Les autorités guinéennes interdisent les manifestations

Un policier regarde les manifestants après la publication des résultats préliminaires des élections à Conakry, le 23 octobre 2020.

Le gouvernement guinéen a annoncé l'interdiction de grandes manifestations politiques dans tout le pays jusqu'à nouvel ordre en invoquant le Covid-19, mais l'opposition a dénoncé une instrumentalisation de la pandémie pour faire taire les adversaires du président Alpha Condé.

L'interdiction, présentée comme un "rappel" par le gouvernement, est énoncée alors que le parti du principal adversaire de M. Condé à la récente présidentielle appelait à manifester mercredi.

"Le gouvernement rappelle aux partis politiques et mouvements alliés de la mouvance présidentielle, ainsi qu'à toutes les entités politiques et sociales, la suspension pour raison sanitaire des manifestations de masse sur toute l'étendue du territoire national", a dit le porte-parole du gouvernement Aboubacar Sylla dimanche soir sur la télévision nationale.

En un an de tensions causées par la candidature de M. Condé à un troisième mandat, les autorités ont à plusieurs reprises interdit des rassemblements de l'opposition. Elles ont argué du risque de trouble ou, depuis son apparition en mars, du coronavirus. Ces interdictions étaient jusqu'alors édictées au coup par coup.

Le porte-parole du gouvernement a parlé d'une "mesure exceptionnelle justifiée par l'état d'urgence" instauré officiellement pour combattre la pandémie.

Cette mesure "provisoire" sera levée quand des "progrès significatifs" auront été constatés contre le coronavirus, a-t-il dit.

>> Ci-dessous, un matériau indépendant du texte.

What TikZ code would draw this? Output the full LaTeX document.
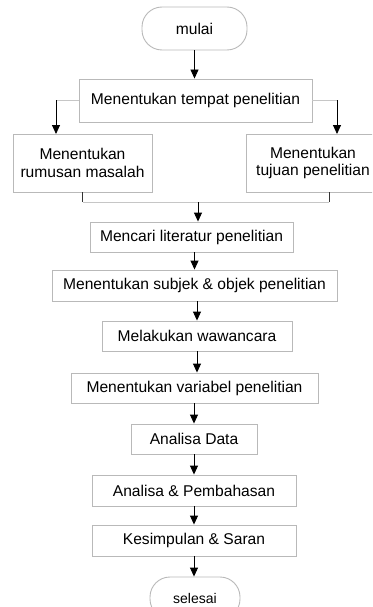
\documentclass[tikz,border=0pt]{standalone}
\usepackage{fontspec}
\setmainfont{Liberation Sans}
\usetikzlibrary{arrows.meta}
\begin{document}
\begin{tikzpicture}[x=1pt,y=-1pt,
  box/.style={draw=gray!55,line width=0.9pt,inner sep=0pt,align=center,font=\fontsize{15.6}{17.5}\selectfont,fill=white},
  term/.style={box,rounded corners=20pt},
  arr/.style={draw=black,line width=0.9pt,-{Triangle[width=8pt,length=9pt]}},
  conn/.style={draw=gray!45,line width=0.9pt},
  vline/.style={draw=black!80,line width=0.9pt}]
\useasboundingbox (0,0) rectangle (372,607);
\clip (0,0) rectangle (372,607);
\node[term,minimum width=105pt,minimum height=43pt] (mulai) at (194.5,28.5) {mulai};
\node[box,minimum width=233pt,minimum height=43pt] (tempat) at (195.5,100.5) {Menentukan tempat penelitian};
\node[box,minimum width=139pt,minimum height=58pt] (left) at (82.5,163) {Menentukan\\rumusan masalah};
\node[box,minimum width=134pt,minimum height=58pt] (right) at (313,163) {Menentukan\\tujuan penelitian};
\node[box,minimum width=203pt,minimum height=30pt] (mencari) at (191.5,237) {Mencari literatur penelitian};
\node[box,minimum width=285pt,minimum height=31pt] (subjek) at (194.5,285.5) {Menentukan subjek \& objek penelitian};
\node[box,minimum width=190pt,minimum height=30pt] (wawan) at (197,336) {Melakukan wawancara};
\node[box,minimum width=247pt,minimum height=30pt] (variabel) at (194.5,388) {Menentukan variabel penelitian};
\node[box,minimum width=126pt,minimum height=30pt] (data) at (194,439) {Analisa Data};
\node[box,minimum width=204pt,minimum height=31pt] (bahas) at (194,490.5) {Analisa \& Pembahasan};
\node[box,minimum width=204pt,minimum height=31pt] (simpul) at (194,540.5) {Kesimpulan \& Saran};
\node[term,minimum width=90pt,minimum height=42pt,font=\fontsize{14}{16}\selectfont] (selesai) at (195,598) {selesai};
% connectors
\draw[arr] (mulai.south) -- (mulai.south |- tempat.north);
\coordinate (lx) at (56,134);
\coordinate (rx) at (337,134);
\draw[conn] (tempat.west) -| (lx |- tempat.west);
\draw[arr] (lx |- tempat.west) -- (lx);
\draw[conn] (tempat.east) -| (rx |- tempat.east);
\draw[arr] (rx |- tempat.east) -- (rx);
\coordinate (mr) at (329,202);
\coordinate (merge) at (198,202);
\draw[vline] (left.south) -- (left.south |- mr);
\draw[conn] (left.south |- mr) -- (mr);
\draw[vline] (mr) -- (mr |- right.south);
\draw[arr] (merge) -- (merge |- mencari.north);
\draw[arr] (subjek.north |- mencari.south) -- (subjek.north);
\draw[arr] (wawan.north |- subjek.south) -- (wawan.north);
\draw[arr] (wawan.south) -- (wawan.south |- variabel.north);
\draw[arr] (data.north |- variabel.south) -- (data.north);
\draw[arr] (data.south) -- (data.south |- bahas.north);
\draw[arr] (bahas.south) -- (bahas.south |- simpul.north);
\draw[arr] (simpul.south) -- (simpul.south |- selesai.north);
\end{tikzpicture}
\end{document}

L'Union des forces démocratiques de Guinée (UFDG), parti du principal challenger de M. Condé à la présidentielle du 18 octobre, avait appelé à manifester mercredi contre ce qu'elle appelle un "hold-up" électoral et l'arrestation de plusieurs de ses leaders après l'élection.

"Nous condamnons fermement l’instrumentalisation et la politisation du Covid-19 pour protéger le hold-up électoral et les arrestations arbitraires", dit un de ses responsables, Joachim Baba Millimono, dans une déclaration.

La candidature d'Alpha Condé à un troisième mandat a donné lieu à des mois de manifestations durement réprimées et de violences qui ont fait des dizaines de morts civils depuis octobre 2019 et dans les jours suivant l'élection.

M. Condé, 82 ans, a été proclamé vainqueur par la Cour constitutionnelle. Cellou Dalein Diallo, chef de l'UFDG, assure que c'est lui qui a gagné et dénonce une fraude.

Human Rights Watch a déjà exprimé par le passé le soupçon que "le gouvernement instrumentalise la crise (sanitaire) comme excuse pour réprimer la dissidence et bafouer les droits humains".